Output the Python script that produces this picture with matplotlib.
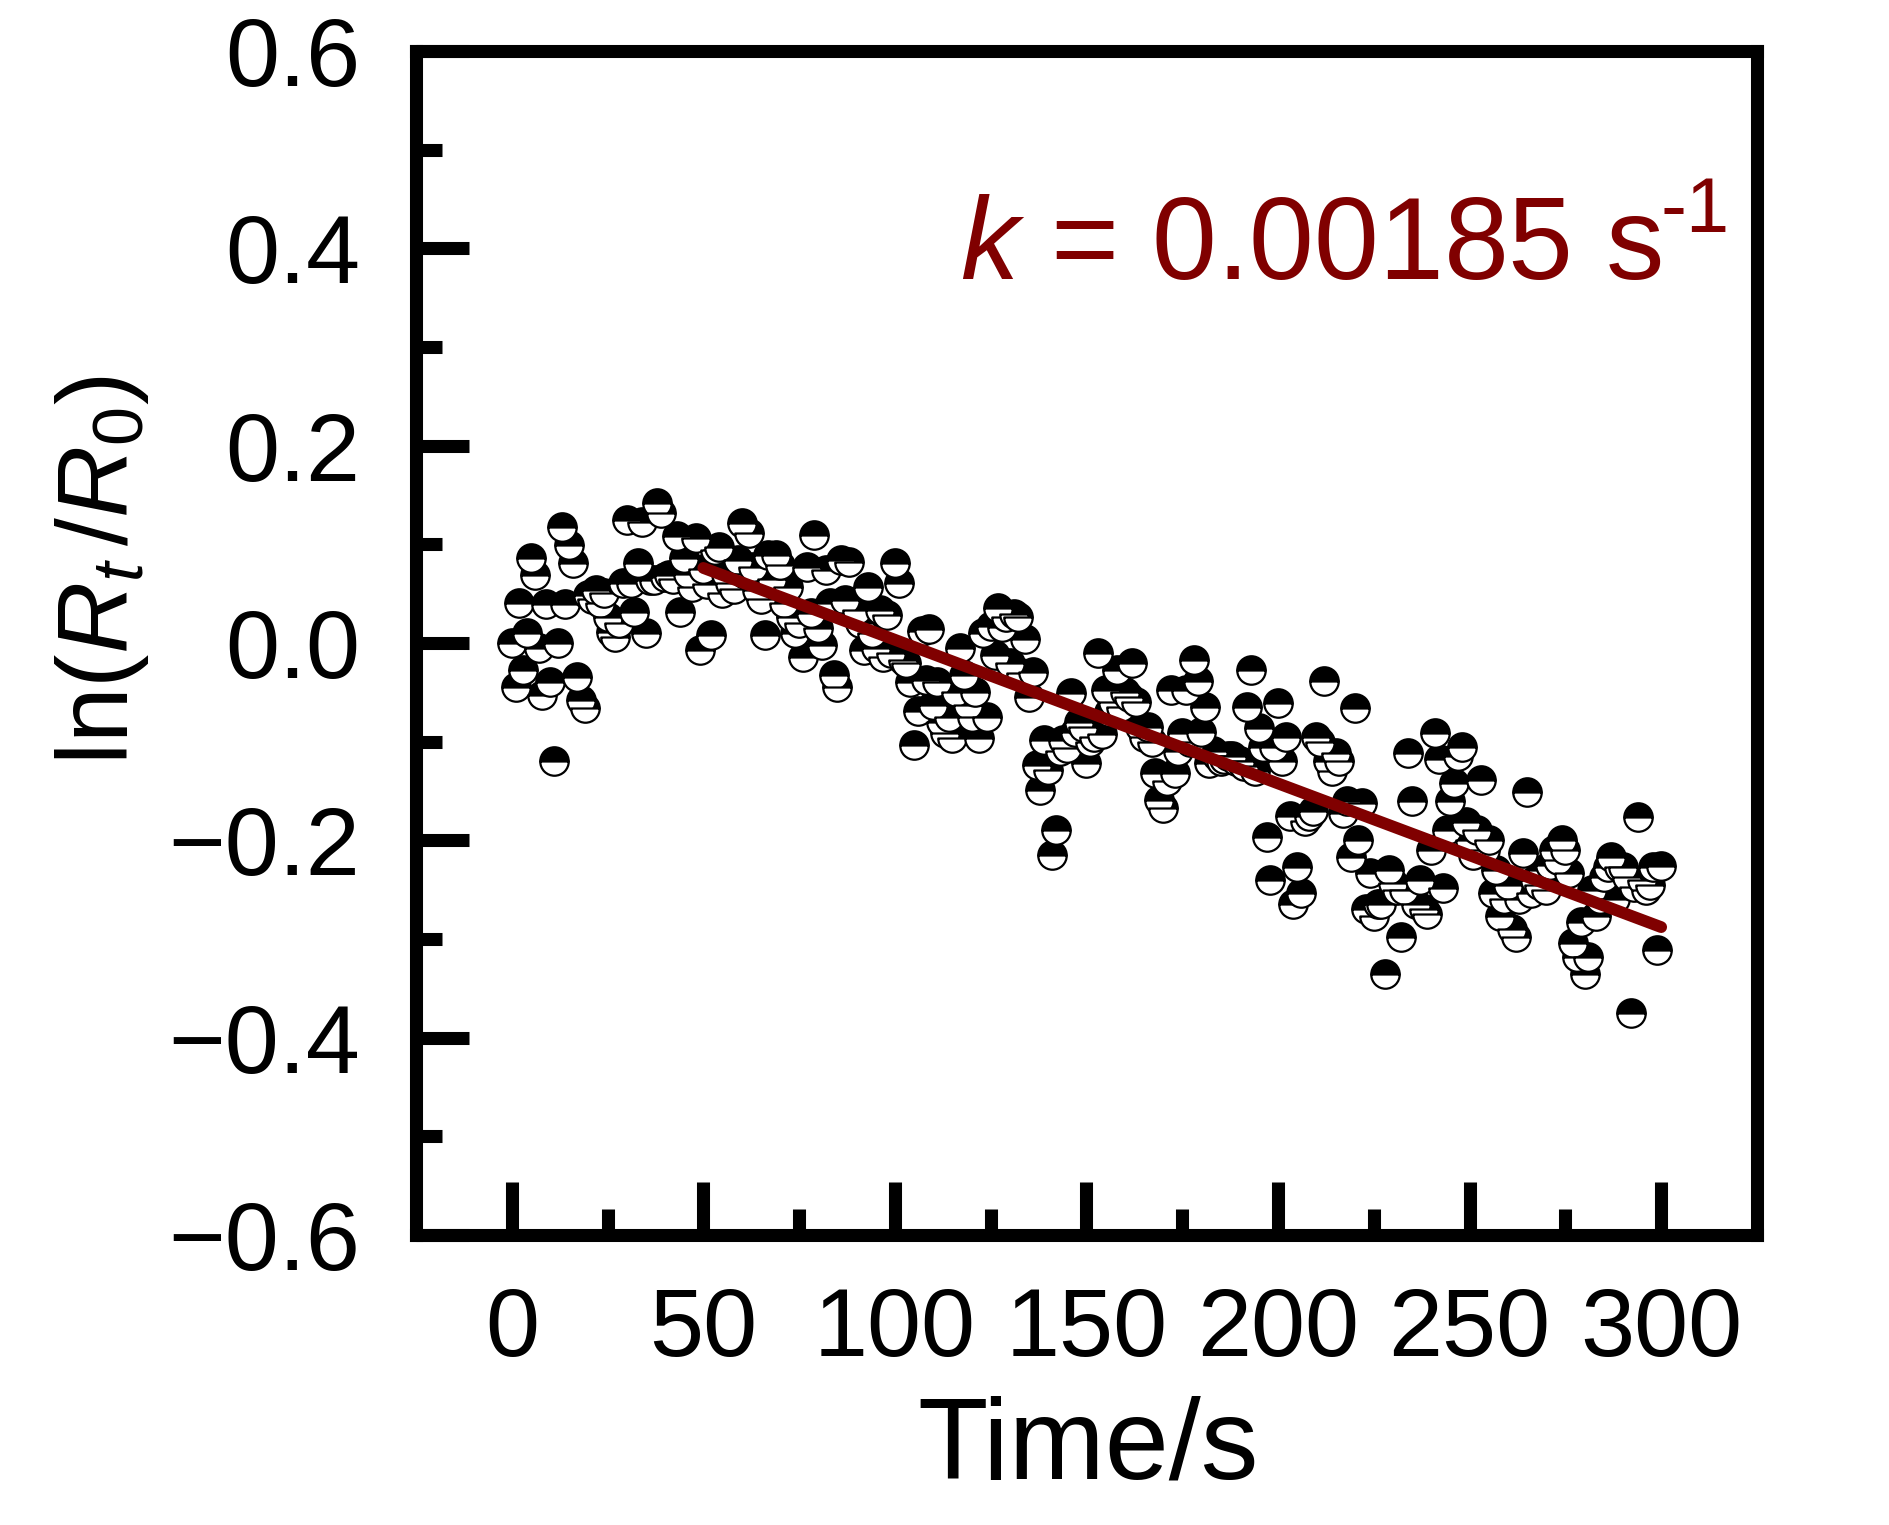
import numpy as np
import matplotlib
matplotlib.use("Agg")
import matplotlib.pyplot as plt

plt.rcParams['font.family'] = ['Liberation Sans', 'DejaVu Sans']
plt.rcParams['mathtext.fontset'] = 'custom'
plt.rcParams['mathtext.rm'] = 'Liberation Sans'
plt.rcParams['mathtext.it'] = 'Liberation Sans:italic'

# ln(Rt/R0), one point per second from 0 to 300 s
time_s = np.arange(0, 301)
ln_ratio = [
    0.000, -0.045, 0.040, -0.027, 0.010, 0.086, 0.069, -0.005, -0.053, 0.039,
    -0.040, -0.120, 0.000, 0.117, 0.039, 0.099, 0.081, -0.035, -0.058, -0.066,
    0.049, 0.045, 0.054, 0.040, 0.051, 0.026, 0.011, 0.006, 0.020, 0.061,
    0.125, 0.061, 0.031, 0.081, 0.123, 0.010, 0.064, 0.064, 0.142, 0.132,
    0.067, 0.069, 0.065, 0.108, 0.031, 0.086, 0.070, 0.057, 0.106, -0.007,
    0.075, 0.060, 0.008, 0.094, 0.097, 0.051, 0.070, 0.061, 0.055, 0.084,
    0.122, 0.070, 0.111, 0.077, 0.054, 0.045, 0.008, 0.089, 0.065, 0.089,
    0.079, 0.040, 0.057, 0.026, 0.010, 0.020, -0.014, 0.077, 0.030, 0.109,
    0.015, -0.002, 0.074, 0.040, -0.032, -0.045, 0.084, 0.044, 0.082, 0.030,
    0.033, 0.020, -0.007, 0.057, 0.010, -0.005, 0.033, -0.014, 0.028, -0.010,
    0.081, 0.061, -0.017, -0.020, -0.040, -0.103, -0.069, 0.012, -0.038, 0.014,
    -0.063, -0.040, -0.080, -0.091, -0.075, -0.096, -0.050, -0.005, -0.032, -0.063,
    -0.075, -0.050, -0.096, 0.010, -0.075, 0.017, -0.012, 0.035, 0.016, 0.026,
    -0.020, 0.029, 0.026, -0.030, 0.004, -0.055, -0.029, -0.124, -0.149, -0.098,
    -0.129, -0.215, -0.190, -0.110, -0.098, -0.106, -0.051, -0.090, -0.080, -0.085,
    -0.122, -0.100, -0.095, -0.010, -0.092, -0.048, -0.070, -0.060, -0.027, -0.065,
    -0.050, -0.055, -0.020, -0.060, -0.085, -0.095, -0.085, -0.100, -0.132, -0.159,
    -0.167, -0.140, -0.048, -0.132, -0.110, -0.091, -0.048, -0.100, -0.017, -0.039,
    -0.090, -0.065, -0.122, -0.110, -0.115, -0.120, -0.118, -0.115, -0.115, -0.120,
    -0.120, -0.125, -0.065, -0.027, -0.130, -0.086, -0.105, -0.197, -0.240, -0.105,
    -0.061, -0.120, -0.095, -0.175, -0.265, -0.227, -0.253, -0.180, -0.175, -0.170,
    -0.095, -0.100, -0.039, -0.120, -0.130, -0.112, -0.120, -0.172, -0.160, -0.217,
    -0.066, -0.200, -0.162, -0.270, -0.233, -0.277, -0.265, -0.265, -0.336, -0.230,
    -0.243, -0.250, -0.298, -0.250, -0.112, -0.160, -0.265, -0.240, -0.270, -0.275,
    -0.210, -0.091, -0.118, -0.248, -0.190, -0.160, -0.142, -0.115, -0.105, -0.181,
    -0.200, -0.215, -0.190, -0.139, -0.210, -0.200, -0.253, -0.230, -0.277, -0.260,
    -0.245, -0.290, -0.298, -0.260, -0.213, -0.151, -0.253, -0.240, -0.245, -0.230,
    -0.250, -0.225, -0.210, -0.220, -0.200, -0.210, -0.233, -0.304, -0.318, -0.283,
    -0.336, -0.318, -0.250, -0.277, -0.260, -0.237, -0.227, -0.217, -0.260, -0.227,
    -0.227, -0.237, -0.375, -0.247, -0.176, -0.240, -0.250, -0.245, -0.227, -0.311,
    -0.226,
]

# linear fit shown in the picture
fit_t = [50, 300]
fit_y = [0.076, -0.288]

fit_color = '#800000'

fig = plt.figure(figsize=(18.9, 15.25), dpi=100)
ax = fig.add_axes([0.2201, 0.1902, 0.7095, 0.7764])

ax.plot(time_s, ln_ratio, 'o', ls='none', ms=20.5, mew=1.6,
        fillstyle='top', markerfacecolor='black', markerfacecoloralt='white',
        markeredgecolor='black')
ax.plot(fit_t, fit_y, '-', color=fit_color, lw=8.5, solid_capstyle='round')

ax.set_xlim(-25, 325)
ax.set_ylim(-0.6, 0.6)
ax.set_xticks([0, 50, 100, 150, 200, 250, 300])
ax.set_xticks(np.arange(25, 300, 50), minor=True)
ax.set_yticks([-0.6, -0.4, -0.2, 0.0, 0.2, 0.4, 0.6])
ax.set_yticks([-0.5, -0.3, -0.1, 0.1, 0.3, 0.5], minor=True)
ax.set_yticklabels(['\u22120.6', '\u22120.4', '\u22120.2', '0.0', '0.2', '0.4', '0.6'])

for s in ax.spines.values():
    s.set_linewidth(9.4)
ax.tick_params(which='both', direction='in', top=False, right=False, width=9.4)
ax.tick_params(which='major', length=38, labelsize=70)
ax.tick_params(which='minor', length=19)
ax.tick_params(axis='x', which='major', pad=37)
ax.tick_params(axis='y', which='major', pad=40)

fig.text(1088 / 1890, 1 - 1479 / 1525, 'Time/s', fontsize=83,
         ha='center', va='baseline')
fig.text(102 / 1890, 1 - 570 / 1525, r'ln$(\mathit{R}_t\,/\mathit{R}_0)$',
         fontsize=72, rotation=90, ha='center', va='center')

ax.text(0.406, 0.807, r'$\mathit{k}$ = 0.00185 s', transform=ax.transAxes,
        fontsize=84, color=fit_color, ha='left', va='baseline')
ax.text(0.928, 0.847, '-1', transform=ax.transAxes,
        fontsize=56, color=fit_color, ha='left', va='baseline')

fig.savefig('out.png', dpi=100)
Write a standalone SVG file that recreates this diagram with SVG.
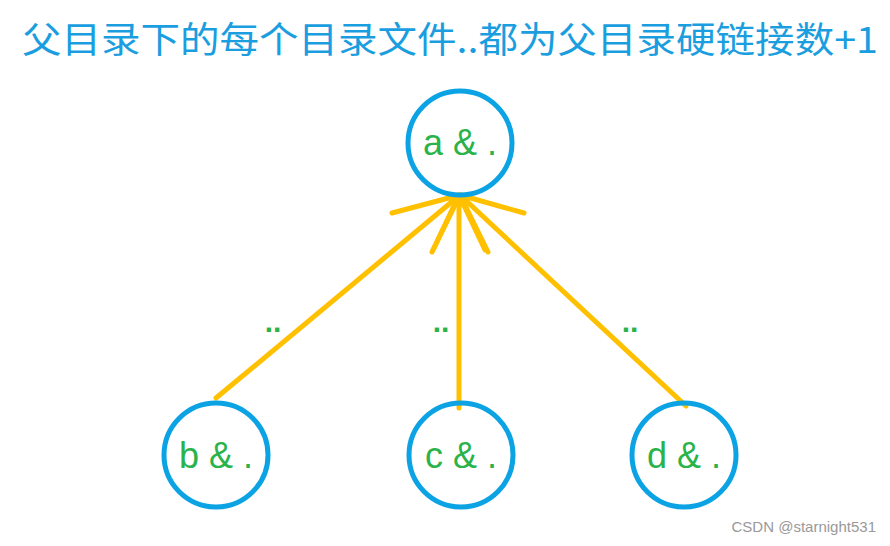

———

◆ What you have to do:
Write out again exactly the lines from the start of the data above through the line containing "plt.rcParams['mathtext.it'] = 'Liberation", inclusive, excluding any pictures.

◆ Response to this task:
Output the Python script that produces this picture with matplotlib.
import numpy as np
import matplotlib
matplotlib.use("Agg")
import matplotlib.pyplot as plt

plt.rcParams['font.family'] = ['Liberation Sans', 'DejaVu Sans']
plt.rcParams['mathtext.fontset'] = 'custom'
plt.rcParams['mathtext.rm'] = 'Liberation Sans'
plt.rcParams['mathtext.it'] = 'Liberation Sans:italic'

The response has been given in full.